Délibéré sur le rapport oral de M. Nicolas Le Broussois, rapporteur et l'intervention de M. Umberto Berkani, rapporteur général adjoint, par Mme Claire Favre, vice-présidente, présidente de séance, Mmes Chantal Chomel et Séverine Larère, MM. Noël Diricq et Olivier d'Ormesson, membres.

Note :

1. L'immatriculation au RCS est impossible en l'absence de domiciliation.

2. Source : étude Xerfi, " Les centres d'affaires et de domiciliation à l'horizon 2012 ", avril 2011.

3. Ibidem.

4. On parle d'incubateurs d'entreprises pour les structures destinées aux entreprises en cours de création.

5. CJCE, 23 avril 1991, Höfner et Elner c/ Macrotron, C-41/90, Rec. 1991, p. I-1979, point 21.

6. Comme l'a précisé la Cour de justice des communautés européennes : " la circonstance que l'offre de biens et de services soit faite sans but lucratif ne fait pas obstacle à ce que l'entité qui effectue ces opérations sur le marché doive être considérée comme une entreprise, dès lors que cette offre se trouve en concurrence avec celle d'autres opérateurs qui poursuivent un but lucratif " (CJCE,1er juillet 2008, MOTOE, aff. C-49/07, pt 27).

7. Formule employée par la Cour de cassation dans un arrêt de 1936 (Cass. civ., 15 janvier 1936, Cie des omnibus et tramways de Lyon, Gaz. Pal. 1936, 1. 477).

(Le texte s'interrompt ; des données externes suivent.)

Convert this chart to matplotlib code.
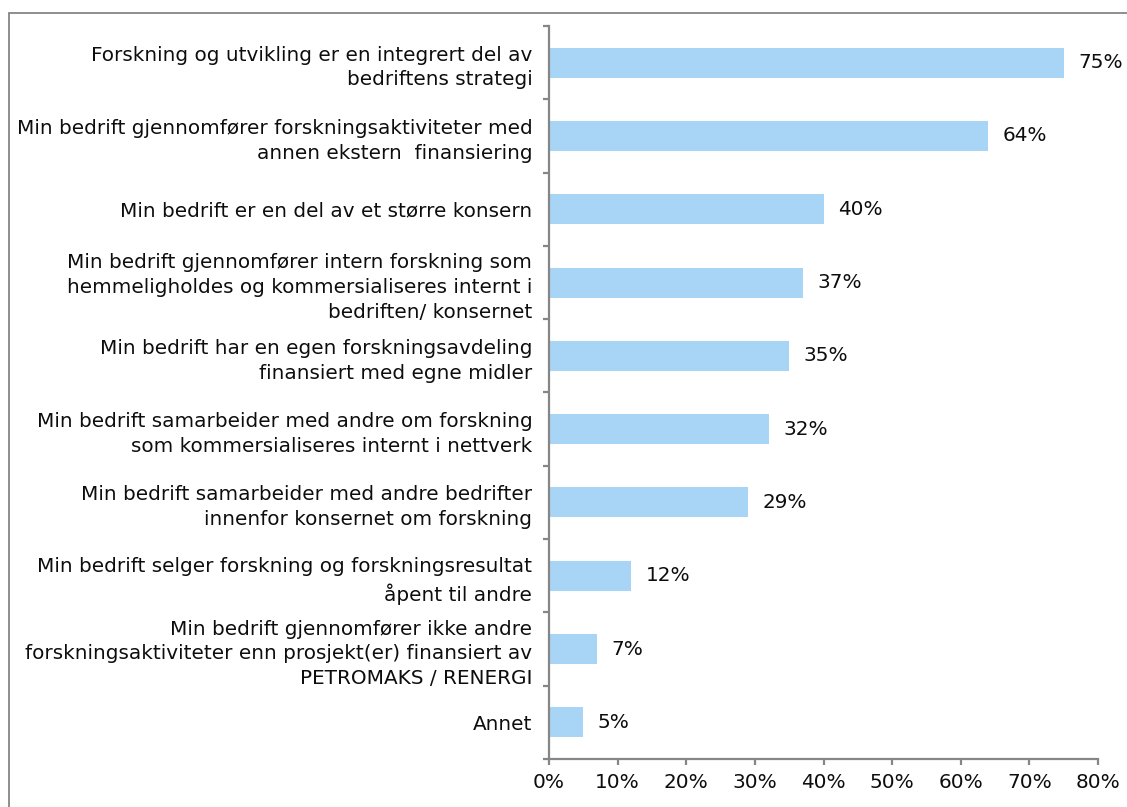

8. L'avis se fonde notamment sur les dispositions de l'article 1654 du Code général des impôts, qui prévoit que " Les établissements publics, les exploitations industrielles ou commerciales de l'Etat ou des collectivités locales (...) doivent (...) acquitter, dans les conditions de droit commun, les impôts et taxes de toute nature auxquels seraient assujetties des entreprises privées effectuant les mêmes opérations ".